Через год после смерти Босха, в 1517 г., Лютер обнародовал свои 95 тезисов; но, даже случись реформа при его жизни, сомнительно, что Босх, при всей своей антиклерикальной риторике, стал бы ее сторонником. В Босхе мало дидактики – тогда как Лютер (или Меланхтон) сугубо дидактичны. Сегодня существуют предположения, по большей части спекулятивные, о том, что Босх был тайным катаром, богомилом (балканское издание катаризма, задержавшееся до XV в., несмотря на истребление катаризма во Франции). Но с равным успехом, так же бездоказательно, можно объявить художника агностиком. Предположение о приверженности художника катаризму основано на том, что он полагает, как кажется исследователям, тварную часть мира изначально греховной и подлежащей наказанию – ценность имеет лишь дух. Босх вряд ли мог быть катаром, поскольку он нимало не морализатор. Его притчи не имеют статуса «урока», как это свойственно проповеди катаров. Скорее, Босх фиксирует победу тщеты, отмечает, что зло и расчет победили добро. Соотнести этот органический пессимизм с реформаторством или, если встать на путь фантазии, с потребностью в очищении Церкви от суеты, как того хотел Савонарола, – вряд ли убедительно. О Савонароле Босх вполне мог слышать: бургундец Филипп Коммин, сенешаль Карла Смелого, описывает встречу с Савонаролой в ходе своего визита в Италию; но нет оснований считать, что Босх был знаком с этим свидетельством.

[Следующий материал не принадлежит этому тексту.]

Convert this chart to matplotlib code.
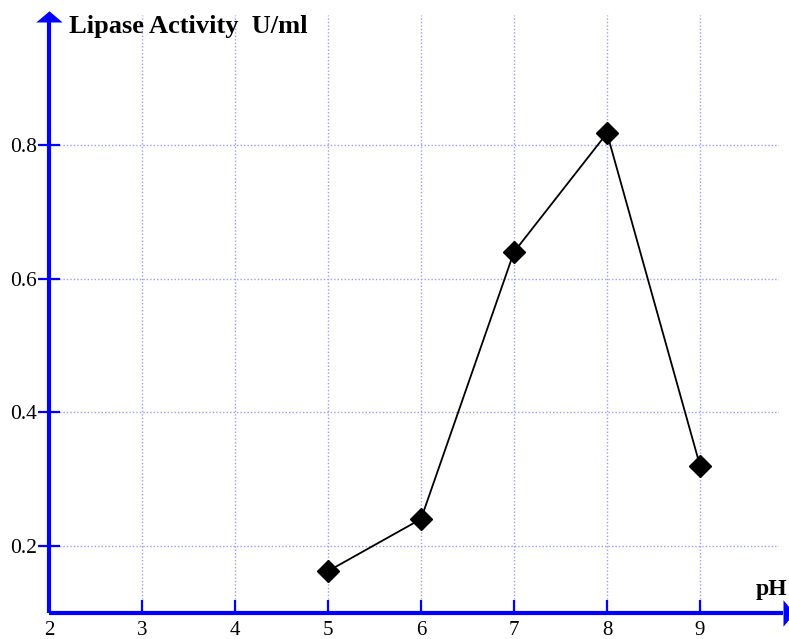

Босх, при всей своей изощренной метафоричности, человек прямолинейный – он шифрует изображения весьма прозрачно, говорит аллегориями, но и аллегории его прямолинейны. Чудовище в его картинах обозначает зло, и торжество чудовищ – это та реальность, которую Босх описывает. Трудно поверить в то, что Босх считает чудовищ и впрямь существующими, однако это именно так: Босх упорно убеждает нас в том, что монстры есть, что монстры победили некогда прекрасный мир. Перед нами хроника.

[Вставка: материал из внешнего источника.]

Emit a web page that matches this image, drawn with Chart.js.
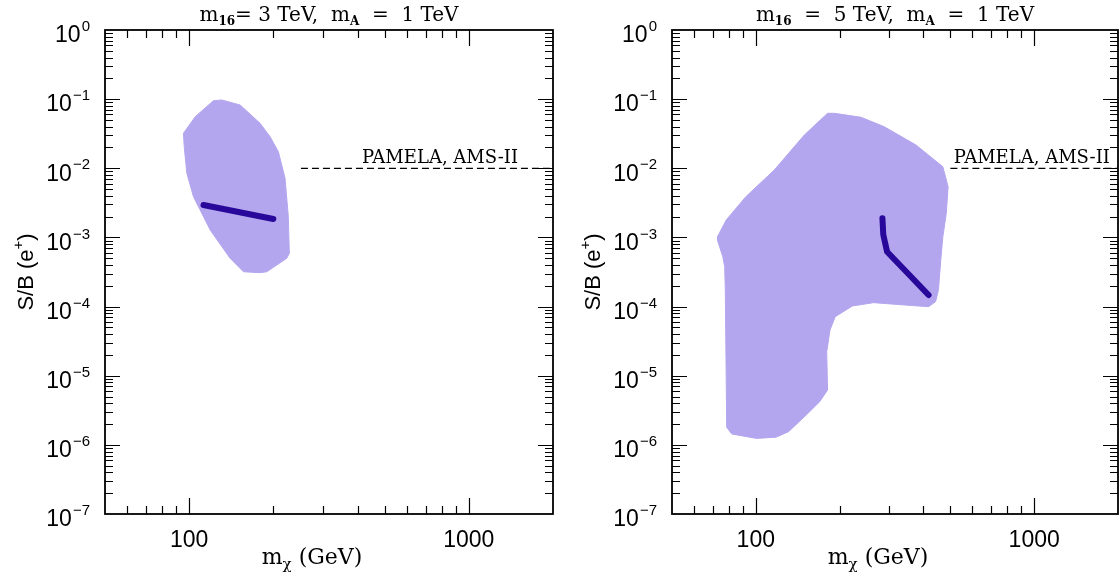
<!DOCTYPE html>
<html><head><meta charset="utf-8">
<script src="https://cdn.jsdelivr.net/npm/chart.js@4.4.1/dist/chart.umd.min.js"></script>
<style>
html,body{margin:0;padding:0;background:#fff;}
#wrap{position:relative;width:1120px;height:580px;overflow:hidden;}
.pane{position:absolute;top:0;width:560px;height:580px;}
</style></head><body>
<div id="wrap">
<div class="pane" style="left:0"><canvas id="c1" width="560" height="580"></canvas></div>
<div class="pane" style="left:560px"><canvas id="c2" width="560" height="580"></canvas></div>
</div>
<script>
// ---------- data ----------
const xTickLabels = [100, 1000];
const yDecades = [0, -1, -2, -3, -4, -5, -6, -7];

// left panel: m16 = 3 TeV
const leftRegionMass = [95.4, 105.1, 122.1, 130.9, 152.1, 179.3, 194.7, 208.4, 220.2, 226.2, 228.1, 223.3, 189.5, 179.3, 156.3, 140.1, 118.9, 103.6, 98.1, 96.0];
const leftRegionSB   = [0.0321, 0.0557, 0.0949, 0.0972, 0.0823, 0.0447, 0.0286, 0.0174, 0.00716, 0.00200, 0.000589, 0.000499, 0.000319, 0.000309, 0.000319, 0.000499, 0.00128, 0.00388, 0.00846, 0.0205];
const leftLineMass = [112.5, 200.0];
const leftLineSB   = [0.00294, 0.00185];
const leftLimitMass = [251, 2000];
const leftLimitSB   = [0.01, 0.01];

// right panel: m16 = 5 TeV
const rightRegionMass = [72.8, 78.3, 92.1, 116.5, 149.4, 181.0, 191.8, 239.0, 289.3, 376.3, 469.7, 490.6, 483.4, 469.7, 461.9, 452.9, 442.6, 417.4, 306.4, 264.9, 222.3, 192.9, 184.7, 179.8, 181.0, 169.6, 151.7, 131.1, 118.1, 100.6, 81.9, 78.6, 77.7, 77.3, 76.1, 72.8];
const rightRegionSB   = [0.00102, 0.00179, 0.00388, 0.00944, 0.0303, 0.0624, 0.0624, 0.0546, 0.0399, 0.0217, 0.01054, 0.00542, 0.00223, 0.00102, 0.000471, 0.000174, 0.000118, 0.0000995, 0.000109, 0.000114, 0.000102, 0.0000713, 0.0000458, 0.0000222, 0.00000621, 0.00000421, 0.0000027, 0.00000155, 0.00000129, 0.00000124, 0.00000144, 0.0000018, 0.000174, 0.000377, 0.000526, 0.000918];
const rightLineMass = [285.0, 287.0, 296.2, 417.4];
const rightLineSB   = [0.00189, 0.00110, 0.000621, 0.000147];
const rightLimitMass = [500, 2000];
const rightLimitSB   = [0.01, 0.01];

const titles = [
  [["m",0],["16",1],["= 3 TeV,  m",0],["A",1],["  =  1 TeV",0]],
  [["m",0],["16",1],["  =  5 TeV,  m",0],["A",1],["  =  1 TeV",0]]
];
const limitLabel = "PAMELA, AMS-II";

// ---------- style ----------
const FILL = "rgb(180,166,238)";
const LINE = "#27089a";
const SANS = "'Liberation Sans', Arial, sans-serif";
const SERIF = "'DejaVu Serif', 'Liberation Serif', serif";

function pts(xs, ys, close) {
  const p = xs.map((x, i) => ({x: x, y: ys[i]}));
  if (close) p.push({x: xs[0], y: ys[0]});
  return p;
}

function richText(ctx, parts, x, y, align, bigFont, smallFont, subDy) {
  let w = 0;
  parts.forEach(p => { ctx.font = p[1] ? smallFont : bigFont; w += ctx.measureText(p[0]).width; });
  let cx = align === 'center' ? x - w / 2 : (align === 'right' ? x - w : x);
  ctx.textAlign = 'left';
  ctx.textBaseline = 'alphabetic';
  parts.forEach(p => {
    ctx.font = p[1] ? smallFont : bigFont;
    ctx.fillText(p[0], cx, y + (p[1] ? subDy : 0));
    cx += ctx.measureText(p[0]).width;
  });
}

function makePlugin(idx, limitX, limitAlign) {
  return {
    id: 'deco' + idx,
    afterDraw(chart) {
      const ctx = chart.ctx, a = chart.chartArea;
      const xs = chart.scales.x, ys = chart.scales.y;
      ctx.save();
      ctx.strokeStyle = '#000';
      ctx.fillStyle = '#000';
      // inward ticks
      ctx.lineWidth = 1.2;
      ctx.beginPath();
      for (let d = 1; d <= 3; d++) for (let k = 1; k <= 9; k++) {
        const v = k * Math.pow(10, d);
        if (v <= 50 || v >= 2000) continue;
        const px = Math.round(xs.getPixelForValue(v)) + 0.5;
        const L = k === 1 ? 16 : 8;
        ctx.moveTo(px, a.bottom); ctx.lineTo(px, a.bottom - L);
        ctx.moveTo(px, a.top); ctx.lineTo(px, a.top + L);
      }
      for (let d = -7; d <= 0; d++) for (let k = 1; k <= 9; k++) {
        const v = k * Math.pow(10, d);
        if (v <= 1e-7 || v >= 1) continue;
        const py = Math.round(ys.getPixelForValue(v)) + 0.5;
        const L = k === 1 ? 15 : 8;
        ctx.moveTo(a.left, py); ctx.lineTo(a.left + L, py);
        ctx.moveTo(a.right, py); ctx.lineTo(a.right - L, py);
      }
      ctx.stroke();
      // frame
      ctx.lineWidth = 1.8;
      ctx.strokeRect(a.left, a.top, a.right - a.left, a.bottom - a.top);
      // y tick labels 10^n
      yDecades.forEach(n => {
        const py = ys.getPixelForValue(Math.pow(10, n));
        const exp = n === 0 ? "0" : "\u2212" + (-n);
        ctx.font = "15px " + SANS;
        const ew = ctx.measureText(exp).width;
        const right = a.left - 15;
        ctx.textBaseline = 'middle';
        ctx.textAlign = 'left';
        ctx.fillText(exp, right - ew, py - 3);
        ctx.font = "23px " + SANS;
        ctx.textAlign = 'right';
        ctx.fillText("10", right - ew - 1, py + 6);
      });
      // title
      richText(ctx, titles[idx], (a.left + a.right) / 2, 21, 'center', "20px " + SERIF, "bold 12px " + SERIF, 4);
      // x title
      richText(ctx, [["m",0],["\u03c7",1],[" (GeV)",0]], (a.left + a.right) / 2 - 17, 564, 'center', "22px " + SERIF, "15px " + SERIF, 5);
      // y title rotated
      ctx.save();
      ctx.translate(a.left - 80, (a.top + a.bottom) / 2);
      ctx.rotate(-Math.PI / 2);
      richText(ctx, [["S/B (e",0],["+",1],[")",0]], 0, 8, 'center', "22px " + SANS, "15px " + SANS, -10);
      ctx.restore();
      // limit label
      ctx.font = "18px " + SERIF;
      ctx.textBaseline = 'alphabetic';
      ctx.textAlign = limitAlign;
      ctx.fillText(limitLabel, xs.getPixelForValue(limitX), ys.getPixelForValue(0.01) - 5);
      ctx.restore();
    }
  };
}

function makeChart(id, idx, region, line, limit, pad, limitX, limitAlign) {
  return new Chart(document.getElementById(id), {
    type: 'scatter',
    data: {
      datasets: [
        { data: region, showLine: true, fill: 'shape', backgroundColor: FILL, borderColor: FILL, borderWidth: 1, pointRadius: 0, tension: 0, order: 3 },
        { data: line, showLine: true, fill: false, borderColor: LINE, borderWidth: 6, borderCapStyle: 'round', borderJoinStyle: 'round', pointRadius: 0, tension: 0, order: 1 },
        { data: limit, showLine: true, fill: false, borderColor: '#000', borderWidth: 1.2, borderDash: [7, 4], pointRadius: 0, tension: 0, order: 2 }
      ]
    },
    options: {
      responsive: false,
      animation: false,
      devicePixelRatio: 1,
      layout: { padding: { left: 0, right: pad.right, top: 30, bottom: 0 } },
      plugins: { legend: { display: false }, tooltip: { enabled: false }, title: { display: false } },
      scales: {
        x: {
          type: 'logarithmic', min: 50, max: 2000,
          grid: { display: false, drawTicks: false }, border: { display: false },
          ticks: {
            autoSkip: false, maxRotation: 0, padding: 13, color: '#000',
            font: { family: SANS, size: 23 },
            callback: (v) => xTickLabels.includes(v) ? String(v) : ''
          },
          afterFit: (s) => { s.height = 66; s.paddingLeft = 0; s.paddingRight = 0; }
        },
        y: {
          type: 'logarithmic', min: 1e-7, max: 1,
          grid: { display: false, drawTicks: false }, border: { display: false },
          ticks: { display: false },
          afterFit: (s) => { s.width = pad.left; s.paddingTop = 0; s.paddingBottom = 0; }
        }
      }
    },
    plugins: [makePlugin(idx, limitX, limitAlign)]
  });
}

makeChart('c1', 0, pts(leftRegionMass, leftRegionSB, true), pts(leftLineMass, leftLineSB), pts(leftLimitMass, leftLimitSB), {left: 105, right: 7}, 1500, 'right');
makeChart('c2', 1, pts(rightRegionMass, rightRegionSB, true), pts(rightLineMass, rightLineSB), pts(rightLimitMass, rightLimitSB), {left: 112, right: 2}, 1870, 'right');
</script>
</body></html>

У Пастернака есть щемящие строки:
это написал загнанный, усталый, преданный всеми человек.
Босх утверждал обратное. Но это не значит, что он не был христианином. Он лишь констатировал сегодняшнюю победу зла.
Любое утверждение – на фоне многочисленных исследований в отношении антихристианских взглядов Босха – следует делать с осторожностью. Рассуждая о Мемлинге, Босхе, Брейгеле, Леонардо, мы постоянно должны помнить, что имеем дело с крупными мыслителями, сопоставимыми с самыми значительными схоластами/философами своего времени. Однажды Поль Валери, утомленный беседой с Эдгаром Дега, в которой он был вынужден признать интеллектуальное поражение, написал, что следует остерегаться бесед с художниками: по мнению Валери, часы, проведенные в молчании у мольберта, способствуют культивированию интеллектуального знания, тогда как писатель растрачивает себя вербально. Вряд ли наблюдение Валери касается спонтанных художников, наподобие Поллока или Сая Твомбли; но что касается Иеронима Босха и Леонардо, это, безусловно, верно. Это люди в высшей степени рефлективные, интеллектуальные и более того – гениальные. Нет ни малейших сомнений в том, что всякая деталь в их произведениях продуманна. Но это даже не главное. Главным, вероятно, является то, что Босх, как и Леонардо, – будучи человеком уникальным в своем понимании мира, вряд ли мог принять как догму религиозную конфессию, причем любую конфессию. Ересь Босха (а на таковую часто указывают, связывая мастера с катаризмом) заключается не в том, что он променял одну догму на другую, а в том, что он не принял и не мог принять никакую догму вообще: он верил в Дух, а не в букву. Наивно полагать, что изощренный мозг Босха или Леонардо мог бы принять некую коллективную программу убеждений. Променять католицизм на религию катаров – не значит ли это сменить одну идеологию на другую? Вообразить скептика Леонардо, заинтересовавшегося Кальвином, или Босха, следующего за Лютером, – нереально.
Определить позицию Босха требуется не через принадлежность к конфессии, но через то очевидное обстоятельство, что Босх был гуманистом. И это определение нуждается в дополнительном толковании.
4
«К концу Средних веков университетский интеллектуал сделал окончательный выбор между принадлежностью к миру труда и вхождением в группы привилегированных», – пишет Жак Ле Гофф. Сегодня мы наблюдаем это в столь очевидных образах, что нет нужды в пространных комментариях. Чванный термин «академики», используемый в университетской среде для самоидентификации, есть попросту обозначение корпорации, желающей обозначить себя, как нефтяники или финансисты; корпоративное сознание, противное свободному мышлению, отличает сегодняшнего университетского профессора от гуманиста времен Ренессанса. Впрочем, уже и в то время различие было понятно. Университетский интеллектуал – не есть гуманист. Подмена понятий случается часто: университетского ученого отождествляют с гуманистом; требуется развести данные термины, обозначить границы.